Leave out the pictures and transcribe everything else exactly.
------------------------------------
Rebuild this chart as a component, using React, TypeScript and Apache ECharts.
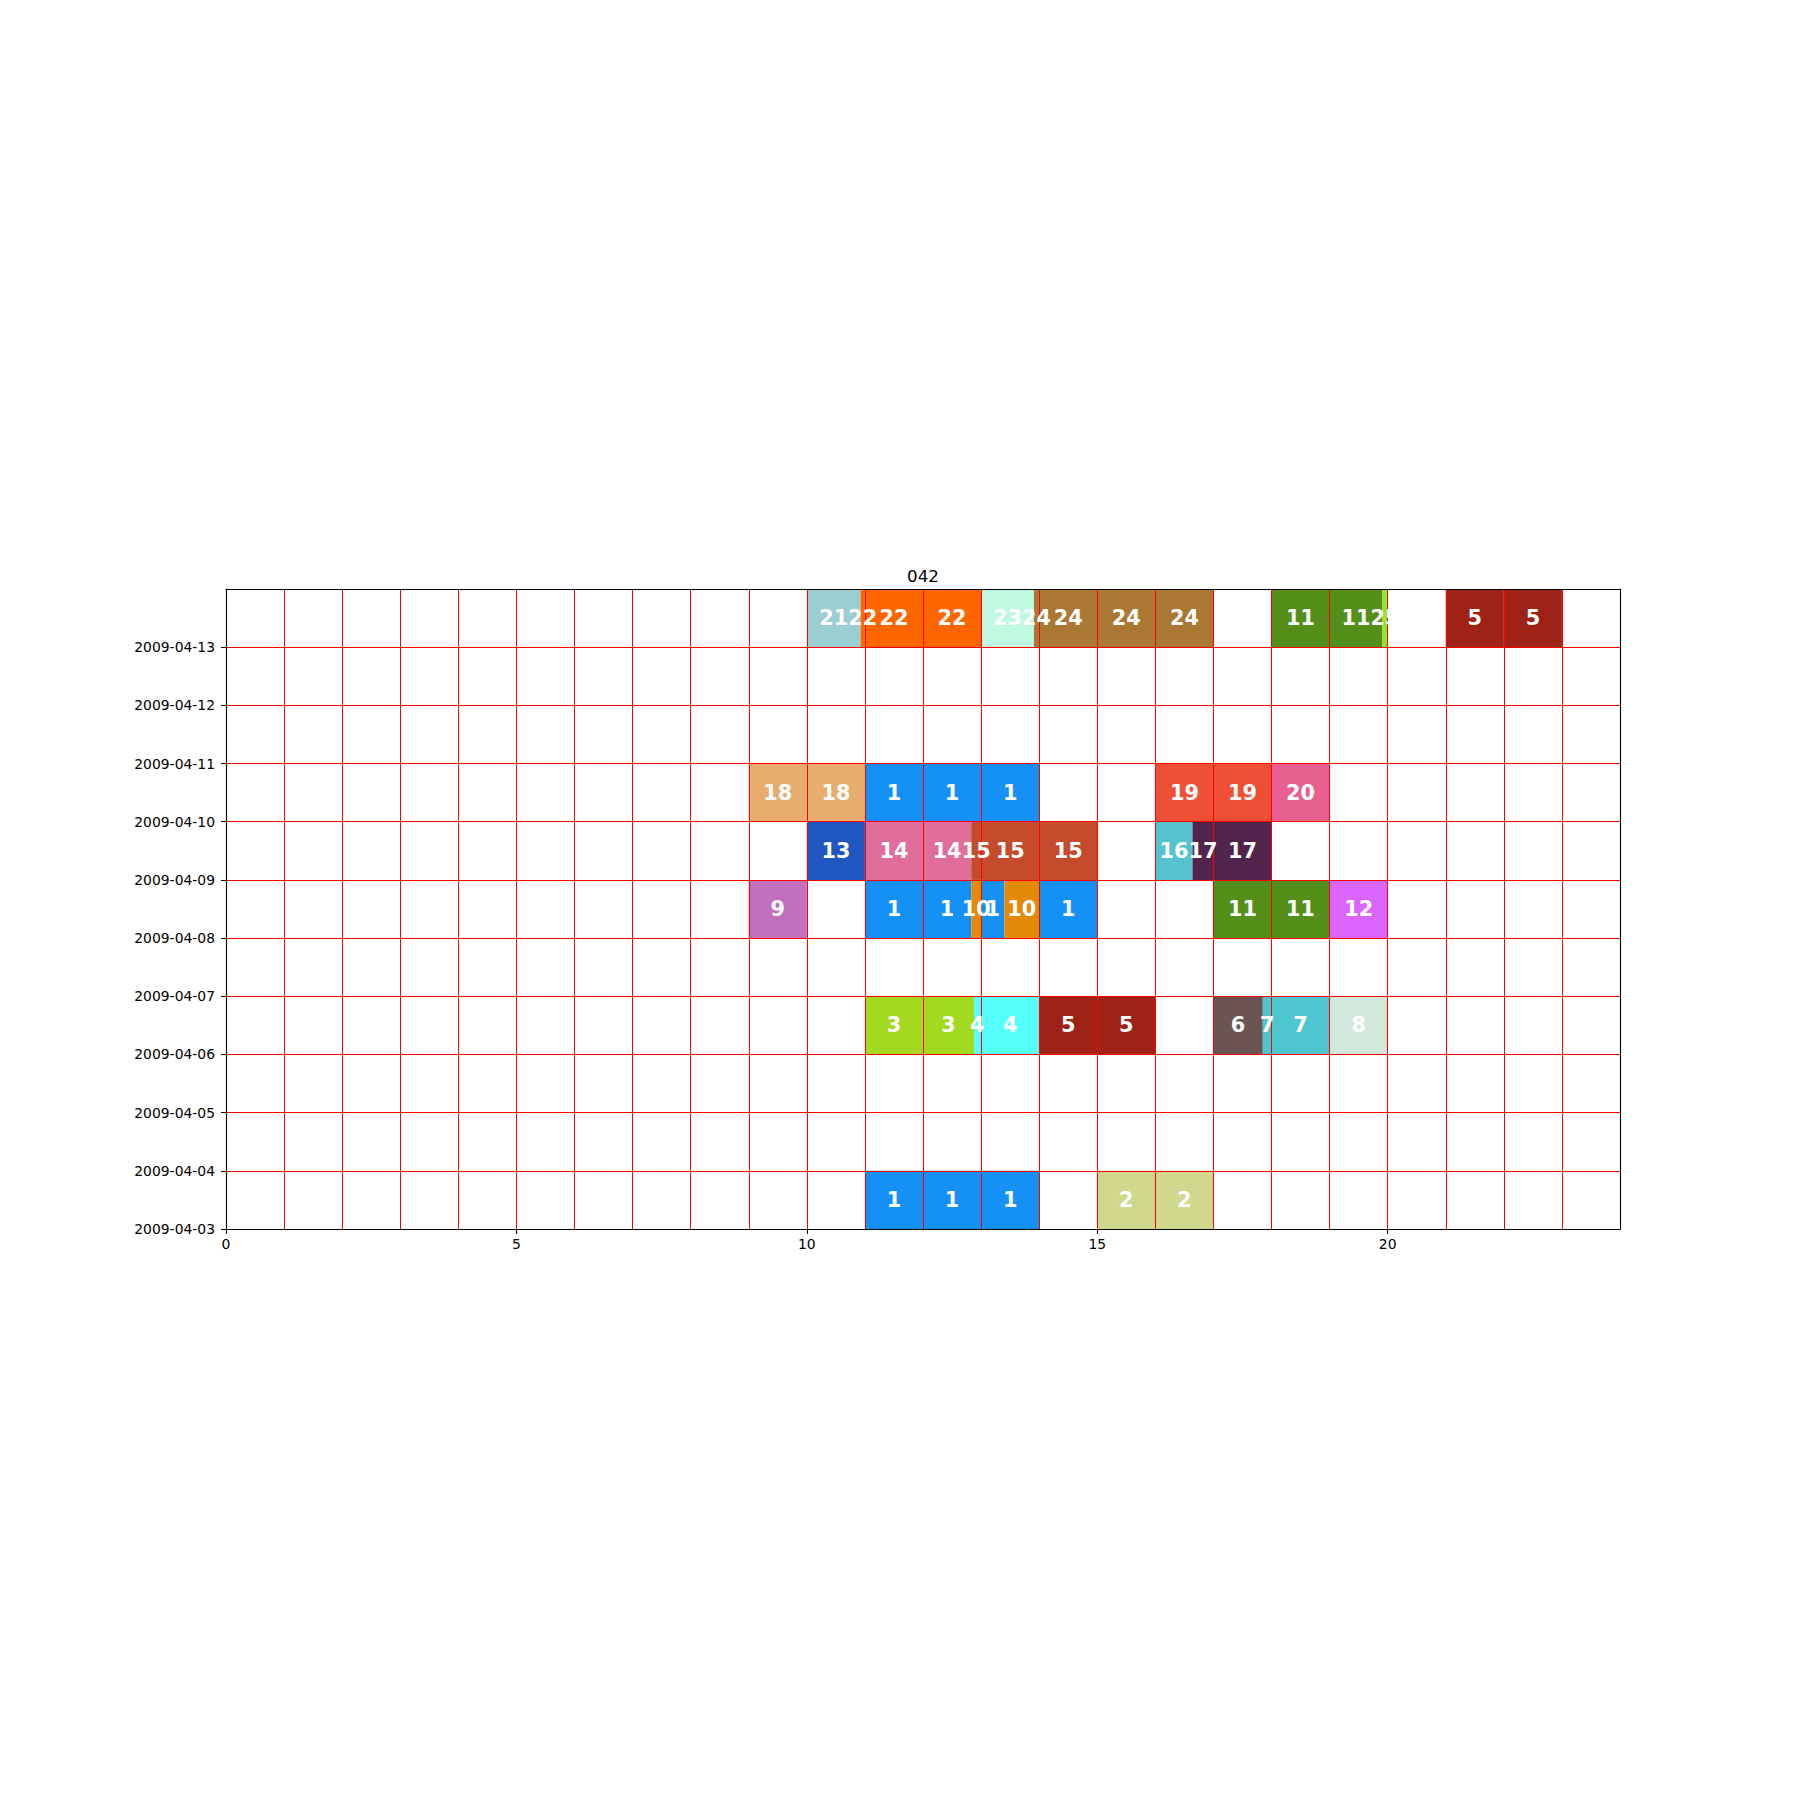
import React, { useEffect, useRef } from "react";
import * as echarts from "echarts";

const chartTitle = "042";

// y tick labels (one per day boundary)
const dateLabels = [
  "2009-04-03", "2009-04-04", "2009-04-05", "2009-04-06", "2009-04-07",
  "2009-04-08", "2009-04-09", "2009-04-10", "2009-04-11", "2009-04-12", "2009-04-13",
];
const yMax = 11; // top edge = 2009-04-14
const xMin = 0;
const xMax = 24;
const xTickLabels = [0, 5, 10, 15, 20];

// task colours
const taskColors: Record<number, string> = {
  1: "#1591F6", 2: "#D0D88E", 3: "#A3DA20", 4: "#55FFFB", 5: "#9E2316",
  6: "#6B5452", 7: "#4EC6D0", 8: "#D1E8DC", 9: "#C270BD", 10: "#E38B08",
  11: "#548F1A", 12: "#DA66FF", 13: "#1F56BF", 14: "#E06E98", 15: "#C54B2D",
  16: "#55C3CE", 17: "#52234B", 18: "#E8AD6E", 19: "#EE4F35", 20: "#E86090",
  21: "#9ACED3", 22: "#FF6600", 23: "#C0F9E2", 24: "#AB7834", 25: "#8FE62A",
};

// segments per day: [startHour, endHour, task]
const row0403 = [[11, 12, 1], [12, 13, 1], [13, 14, 1], [15, 16, 2], [16, 17, 2]];
const row0406 = [
  [11, 12, 3], [12, 12.88, 3], [12.88, 13, 4], [13, 14, 4], [14, 15, 5], [15, 16, 5],
  [17, 17.85, 6], [17.85, 18, 7], [18, 19, 7], [19, 20, 8],
];
const row0408 = [
  [9, 10, 9], [11, 12, 1], [12, 12.83, 1], [12.83, 13, 10], [13, 13.4, 1], [13.4, 14, 10],
  [14, 15, 1], [17, 18, 11], [18, 19, 11], [19, 20, 12],
];
const row0409 = [
  [10, 11, 13], [11, 12, 14], [12, 12.83, 14], [12.83, 13, 15], [13, 14, 15], [14, 15, 15],
  [16, 16.64, 16], [16.64, 17, 17], [17, 18, 17],
];
const row0410 = [
  [9, 10, 18], [10, 11, 18], [11, 12, 1], [12, 13, 1], [13, 14, 1],
  [16, 17, 19], [17, 18, 19], [18, 19, 20],
];
const row0413 = [
  [10, 10.925, 21], [10.925, 11, 22], [11, 12, 22], [12, 13, 22], [13, 13.91, 23],
  [13.91, 14, 24], [14, 15, 24], [15, 16, 24], [16, 17, 24],
  [18, 19, 11], [19, 19.91, 11], [19.91, 20, 25], [21, 22, 5], [22, 23, 5],
];

const rowsByDate: [string, number[][]][] = [
  ["2009-04-03", row0403],
  ["2009-04-06", row0406],
  ["2009-04-08", row0408],
  ["2009-04-09", row0409],
  ["2009-04-10", row0410],
  ["2009-04-13", row0413],
];

const segments: number[][] = [];
rowsByDate.forEach(([d, segs]) => {
  const r = dateLabels.indexOf(d);
  segs.forEach((s) => segments.push([s[0], s[1], r, s[2]]));
});

const FONT = "DejaVu Sans";

export default function App() {
  const ref = useRef<HTMLDivElement>(null);
  useEffect(() => {
    document.body.style.margin = "0";
    if (!ref.current) return;
    const chart = echarts.init(ref.current, undefined, { renderer: "svg" });

    const L = 226, T = 589, W = 1394, H = 640;
    const option: any = {
      animation: false,
      backgroundColor: "#ffffff",
      graphic: [
        {
          type: "text",
          x: L + W / 2,
          y: 575.5,
          style: {
            text: chartTitle,
            fontFamily: FONT,
            fontSize: 16.7,
            fill: "#000",
            align: "center",
            verticalAlign: "middle",
          },
        },
      ],
      grid: [
        { left: L, top: T, width: W, height: H, containLabel: false },
        {
          left: L,
          top: T + H / yMax,
          width: (W * 20) / (xMax - xMin),
          height: (H * 10) / yMax,
          containLabel: false,
        },
      ],
      xAxis: [
        {
          type: "value", gridIndex: 0, min: xMin, max: xMax, interval: 1, position: "bottom", z: 5,
          axisLine: { show: true, onZero: false, lineStyle: { color: "#000", width: 1.1 } },
          axisTick: { show: false },
          axisLabel: { show: false },
          splitLine: { show: true, showMinLine: false, showMaxLine: false, lineStyle: { color: "#ff0000", width: 1 } },
        },
        {
          type: "value", gridIndex: 0, min: xMin, max: xMax, position: "top", z: 6,
          axisLine: { show: true, onZero: false, lineStyle: { color: "#000", width: 1.1 } },
          axisTick: { show: false }, axisLabel: { show: false }, splitLine: { show: false },
        },
        {
          type: "value", gridIndex: 1, min: 0, max: 20, interval: 5, position: "bottom",
          axisLine: { show: false, onZero: false },
          axisTick: { show: true, length: 4.9, lineStyle: { color: "#000", width: 1.1 } },
          axisLabel: {
            show: true, margin: 8, color: "#000", fontFamily: FONT, fontSize: 13.9,
            formatter: (v: number) => (xTickLabels.indexOf(v) >= 0 ? String(v) : ""),
          },
          splitLine: { show: false },
        },
      ],
      yAxis: [
        {
          type: "value", gridIndex: 0, min: 0, max: yMax, interval: 1, position: "left", z: 5,
          axisLine: { show: true, onZero: false, lineStyle: { color: "#000", width: 1.1 } },
          axisTick: { show: false },
          axisLabel: { show: false },
          splitLine: { show: true, showMinLine: false, showMaxLine: false, lineStyle: { color: "#ff0000", width: 1 } },
        },
        {
          type: "value", gridIndex: 0, min: 0, max: yMax, position: "right", z: 6,
          axisLine: { show: true, onZero: false, lineStyle: { color: "#000", width: 1.1 } },
          axisTick: { show: false }, axisLabel: { show: false }, splitLine: { show: false },
        },
        {
          type: "value", gridIndex: 1, min: 0, max: 10, interval: 1, position: "left",
          axisLine: { show: false, onZero: false },
          axisTick: { show: true, length: 4.9, lineStyle: { color: "#000", width: 1.1 } },
          axisLabel: {
            show: true, margin: 11, color: "#000", fontFamily: FONT, fontSize: 13.9,
            formatter: (v: number) => dateLabels[v] ?? "",
          },
          splitLine: { show: false },
        },
      ],
      series: [
        {
          type: "custom",
          coordinateSystem: "cartesian2d",
          xAxisIndex: 0,
          yAxisIndex: 0,
          z: 2,
          data: segments,
          encode: { x: [0, 1], y: 2 },
          renderItem: (params: any, api: any) => {
            const s = api.value(0), e = api.value(1), r = api.value(2), t = api.value(3);
            const p0 = api.coord([s, r + 1]);
            const p1 = api.coord([e, r]);
            return {
              type: "rect",
              shape: { x: p0[0], y: p0[1], width: p1[0] - p0[0], height: p1[1] - p0[1] },
              style: { fill: taskColors[t] },
            };
          },
        },
        {
          type: "custom",
          coordinateSystem: "cartesian2d",
          xAxisIndex: 0,
          yAxisIndex: 0,
          z: 10,
          data: segments,
          encode: { x: [0, 1], y: 2 },
          renderItem: (params: any, api: any) => {
            const s = api.value(0), e = api.value(1), r = api.value(2), t = api.value(3);
            const c = api.coord([(s + e) / 2, r + 0.5]);
            return {
              type: "text",
              x: c[0],
              y: c[1],
              style: {
                text: String(t),
                fill: "#ffffff",
                fontFamily: FONT,
                fontWeight: "bold",
                fontSize: 20.8,
                align: "center",
                verticalAlign: "middle",
              },
            };
          },
        },
      ],
    };
    chart.setOption(option);
    return () => chart.dispose();
  }, []);
  return <div ref={ref} style={{ width: 1800, height: 1800 }} />;
}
------------------------------------
EXERCISE ANSWER:
Rebuild this chart as a component, using React, TypeScript and Apache ECharts.
import React, { useEffect, useRef } from "react";
import * as echarts from "echarts";

const chartTitle = "042";

// y tick labels (one per day boundary)
const dateLabels = [
  "2009-04-03", "2009-04-04", "2009-04-05", "2009-04-06", "2009-04-07",
  "2009-04-08", "2009-04-09", "2009-04-10", "2009-04-11", "2009-04-12", "2009-04-13",
];
const yMax = 11; // top edge = 2009-04-14
const xMin = 0;
const xMax = 24;
const xTickLabels = [0, 5, 10, 15, 20];

// task colours
const taskColors: Record<number, string> = {
  1: "#1591F6", 2: "#D0D88E", 3: "#A3DA20", 4: "#55FFFB", 5: "#9E2316",
  6: "#6B5452", 7: "#4EC6D0", 8: "#D1E8DC", 9: "#C270BD", 10: "#E38B08",
  11: "#548F1A", 12: "#DA66FF", 13: "#1F56BF", 14: "#E06E98", 15: "#C54B2D",
  16: "#55C3CE", 17: "#52234B", 18: "#E8AD6E", 19: "#EE4F35", 20: "#E86090",
  21: "#9ACED3", 22: "#FF6600", 23: "#C0F9E2", 24: "#AB7834", 25: "#8FE62A",
};

// segments per day: [startHour, endHour, task]
const row0403 = [[11, 12, 1], [12, 13, 1], [13, 14, 1], [15, 16, 2], [16, 17, 2]];
const row0406 = [
  [11, 12, 3], [12, 12.88, 3], [12.88, 13, 4], [13, 14, 4], [14, 15, 5], [15, 16, 5],
  [17, 17.85, 6], [17.85, 18, 7], [18, 19, 7], [19, 20, 8],
];
const row0408 = [
  [9, 10, 9], [11, 12, 1], [12, 12.83, 1], [12.83, 13, 10], [13, 13.4, 1], [13.4, 14, 10],
  [14, 15, 1], [17, 18, 11], [18, 19, 11], [19, 20, 12],
];
const row0409 = [
  [10, 11, 13], [11, 12, 14], [12, 12.83, 14], [12.83, 13, 15], [13, 14, 15], [14, 15, 15],
  [16, 16.64, 16], [16.64, 17, 17], [17, 18, 17],
];
const row0410 = [
  [9, 10, 18], [10, 11, 18], [11, 12, 1], [12, 13, 1], [13, 14, 1],
  [16, 17, 19], [17, 18, 19], [18, 19, 20],
];
const row0413 = [
  [10, 10.925, 21], [10.925, 11, 22], [11, 12, 22], [12, 13, 22], [13, 13.91, 23],
  [13.91, 14, 24], [14, 15, 24], [15, 16, 24], [16, 17, 24],
  [18, 19, 11], [19, 19.91, 11], [19.91, 20, 25], [21, 22, 5], [22, 23, 5],
];

const rowsByDate: [string, number[][]][] = [
  ["2009-04-03", row0403],
  ["2009-04-06", row0406],
  ["2009-04-08", row0408],
  ["2009-04-09", row0409],
  ["2009-04-10", row0410],
  ["2009-04-13", row0413],
];

const segments: number[][] = [];
rowsByDate.forEach(([d, segs]) => {
  const r = dateLabels.indexOf(d);
  segs.forEach((s) => segments.push([s[0], s[1], r, s[2]]));
});

const FONT = "DejaVu Sans";

export default function App() {
  const ref = useRef<HTMLDivElement>(null);
  useEffect(() => {
    document.body.style.margin = "0";
    if (!ref.current) return;
    const chart = echarts.init(ref.current, undefined, { renderer: "svg" });

    const L = 226, T = 589, W = 1394, H = 640;
    const option: any = {
      animation: false,
      backgroundColor: "#ffffff",
      graphic: [
        {
          type: "text",
          x: L + W / 2,
          y: 575.5,
          style: {
            text: chartTitle,
            fontFamily: FONT,
            fontSize: 16.7,
            fill: "#000",
            align: "center",
            verticalAlign: "middle",
          },
        },
      ],
      grid: [
        { left: L, top: T, width: W, height: H, containLabel: false },
        {
          left: L,
          top: T + H / yMax,
          width: (W * 20) / (xMax - xMin),
          height: (H * 10) / yMax,
          containLabel: false,
        },
      ],
      xAxis: [
        {
          type: "value", gridIndex: 0, min: xMin, max: xMax, interval: 1, position: "bottom", z: 5,
          axisLine: { show: true, onZero: false, lineStyle: { color: "#000", width: 1.1 } },
          axisTick: { show: false },
          axisLabel: { show: false },
          splitLine: { show: true, showMinLine: false, showMaxLine: false, lineStyle: { color: "#ff0000", width: 1 } },
        },
        {
          type: "value", gridIndex: 0, min: xMin, max: xMax, position: "top", z: 6,
          axisLine: { show: true, onZero: false, lineStyle: { color: "#000", width: 1.1 } },
          axisTick: { show: false }, axisLabel: { show: false }, splitLine: { show: false },
        },
        {
          type: "value", gridIndex: 1, min: 0, max: 20, interval: 5, position: "bottom",
          axisLine: { show: false, onZero: false },
          axisTick: { show: true, length: 4.9, lineStyle: { color: "#000", width: 1.1 } },
          axisLabel: {
            show: true, margin: 8, color: "#000", fontFamily: FONT, fontSize: 13.9,
            formatter: (v: number) => (xTickLabels.indexOf(v) >= 0 ? String(v) : ""),
          },
          splitLine: { show: false },
        },
      ],
      yAxis: [
        {
          type: "value", gridIndex: 0, min: 0, max: yMax, interval: 1, position: "left", z: 5,
          axisLine: { show: true, onZero: false, lineStyle: { color: "#000", width: 1.1 } },
          axisTick: { show: false },
          axisLabel: { show: false },
          splitLine: { show: true, showMinLine: false, showMaxLine: false, lineStyle: { color: "#ff0000", width: 1 } },
        },
        {
          type: "value", gridIndex: 0, min: 0, max: yMax, position: "right", z: 6,
          axisLine: { show: true, onZero: false, lineStyle: { color: "#000", width: 1.1 } },
          axisTick: { show: false }, axisLabel: { show: false }, splitLine: { show: false },
        },
        {
          type: "value", gridIndex: 1, min: 0, max: 10, interval: 1, position: "left",
          axisLine: { show: false, onZero: false },
          axisTick: { show: true, length: 4.9, lineStyle: { color: "#000", width: 1.1 } },
          axisLabel: {
            show: true, margin: 11, color: "#000", fontFamily: FONT, fontSize: 13.9,
            formatter: (v: number) => dateLabels[v] ?? "",
          },
          splitLine: { show: false },
        },
      ],
      series: [
        {
          type: "custom",
          coordinateSystem: "cartesian2d",
          xAxisIndex: 0,
          yAxisIndex: 0,
          z: 2,
          data: segments,
          encode: { x: [0, 1], y: 2 },
          renderItem: (params: any, api: any) => {
            const s = api.value(0), e = api.value(1), r = api.value(2), t = api.value(3);
            const p0 = api.coord([s, r + 1]);
            const p1 = api.coord([e, r]);
            return {
              type: "rect",
              shape: { x: p0[0], y: p0[1], width: p1[0] - p0[0], height: p1[1] - p0[1] },
              style: { fill: taskColors[t] },
            };
          },
        },
        {
          type: "custom",
          coordinateSystem: "cartesian2d",
          xAxisIndex: 0,
          yAxisIndex: 0,
          z: 10,
          data: segments,
          encode: { x: [0, 1], y: 2 },
          renderItem: (params: any, api: any) => {
            const s = api.value(0), e = api.value(1), r = api.value(2), t = api.value(3);
            const c = api.coord([(s + e) / 2, r + 0.5]);
            return {
              type: "text",
              x: c[0],
              y: c[1],
              style: {
                text: String(t),
                fill: "#ffffff",
                fontFamily: FONT,
                fontWeight: "bold",
                fontSize: 20.8,
                align: "center",
                verticalAlign: "middle",
              },
            };
          },
        },
      ],
    };
    chart.setOption(option);
    return () => chart.dispose();
  }, []);
  return <div ref={ref} style={{ width: 1800, height: 1800 }} />;
}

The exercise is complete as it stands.